Memorie di strada. L’editoriale di Marcello Faletra
In uno scenario internazionale sempre più minacciato da odio e nazionalismi, la memoria storica e il senso critico devono rimanere desti. Lo sa bene Gunter Demnig, che da oltre vent’anni segnala con le sue “pietre d’inciampo” i luoghi colpiti dalla ferocia nazista.
Venti Stolperstein dell’artista tedesco Gunter Demnig sono state divelte il 9 dicembre a Roma. Nella piccola città di Halle (Germania) dieci anni fa ne sono state divelte otto. Negli stessi anni a Monaco l’amministrazione ha proibito la posa delle Stolperstein. Gli esempi abbondano. Da oltre vent’anni Demnig lavora in molte città europee a segnalare, con le sue “pietre d’inciampo”, i luoghi dove la ferocia nazista si è scatenata. Le pietre d’inciampo – tasselli di cemento con una lamina d’ottone con inciso il nome, data di nascita e di morte del deportato – punteggiano i marciapiedi delle città europee, indicano i luoghi dove hanno abitato ebrei, ma anche sinti e rom, preceduti dalla scritta “qui visse”. Restituiscono un nome a coloro che erano solo un numero nei lager nazisti. Che fare, calpestarle? Camminarci sopra come una superficie qualsiasi? Eppure si espongono a questo accidente.

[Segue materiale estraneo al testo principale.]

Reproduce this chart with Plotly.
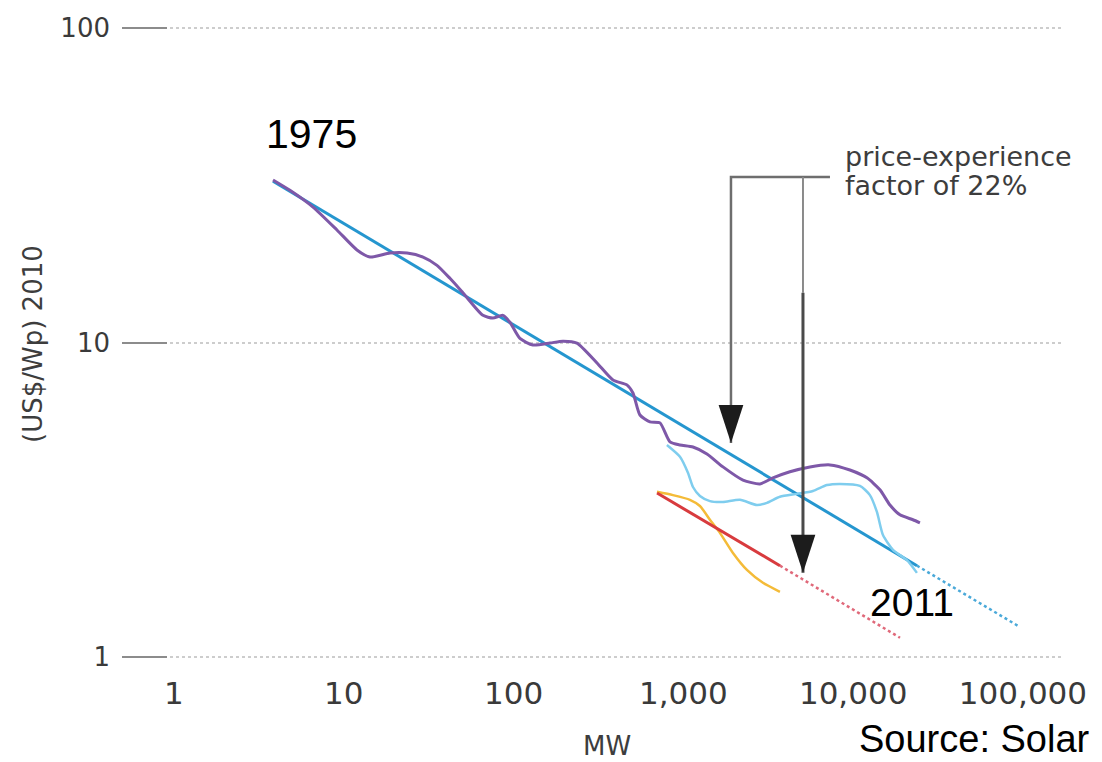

Coloro che hanno divelto le pietre sono incoraggiati dall’aria che si respira da tempo: in un mondo sempre più razzista e immateriale (che rende la prova storica invisibile e dunque opinabile), un mondo dove bisogna sempre dare prova della propria esistenza o dell’orrore subìto, occorre ancora dimostrare che la Shoah è esistita. Ad ogni modo dobbiamo tenere conto di un fatto: la memoria non si può insegnare. Se ne può solo testimoniare. Come ricorda Jean Améry, “nei campi di sterminio non vi è spazio per la morte nella sua forma letteraria, filosofica, musicale”. “Che cosa saprà il mondo di noi se vincono i tedeschi!”, scriveva Tadeusz Borowski. E prosegue in un altro racconto: “Ti ricordi quanto amavo Platone? Ora so che sono tutte bugie… Perché le cose terrene non rispecchiano alcun ideale”. Il propagarsi dell’insulto contro gli ebrei, la deliberata offesa antisemita, disegna un paesaggio nel quale “essere ottimisti è da criminali”, come recita una battuta di Ernst Fisher.
“In un mondo sempre più razzista, un mondo dove bisogna sempre dare prova della propria esistenza o dell’orrore subìto, occorre ancora dimostrare che la Shoah è esistita”.
Per certi aspetti queste targhette d’ottone agiscono secondo una retorica podistica: sono un dispositivo di potenziale incarnazione della memoria. Acquisiscono un diritto sulla storia presente. Esposte al calpestio e all’imbecillità di razzisti e antisemiti, le Stolperstein suggeriscono che i luoghi dell’orrore procedono lentamente. Passo per passo. Fino all’eliminazione totale. Quel tassello, come la parola, diventa un punto praticato della violenza razzista. Sborda dai confini estetici e artistici. È un fuori che segna la legge del luogo: qui visse ecc. Segnalando un’assenza per sterminio, aggiungono un nome. Nomi e date rivelano che ieri e oggi non sono nulla di fronte al terrore accumulato. L’opera di Demnig forse è destinata a restare incompiuta. Si compirà quando sarà posto l’ultimo tassello: la seimilionesima pietra. Oppure continuerà a essere senza tempo. Testimoniando di tutte le morti di esseri deliberatamente affamati, torturati e assassinati, di cui siamo contemporanei.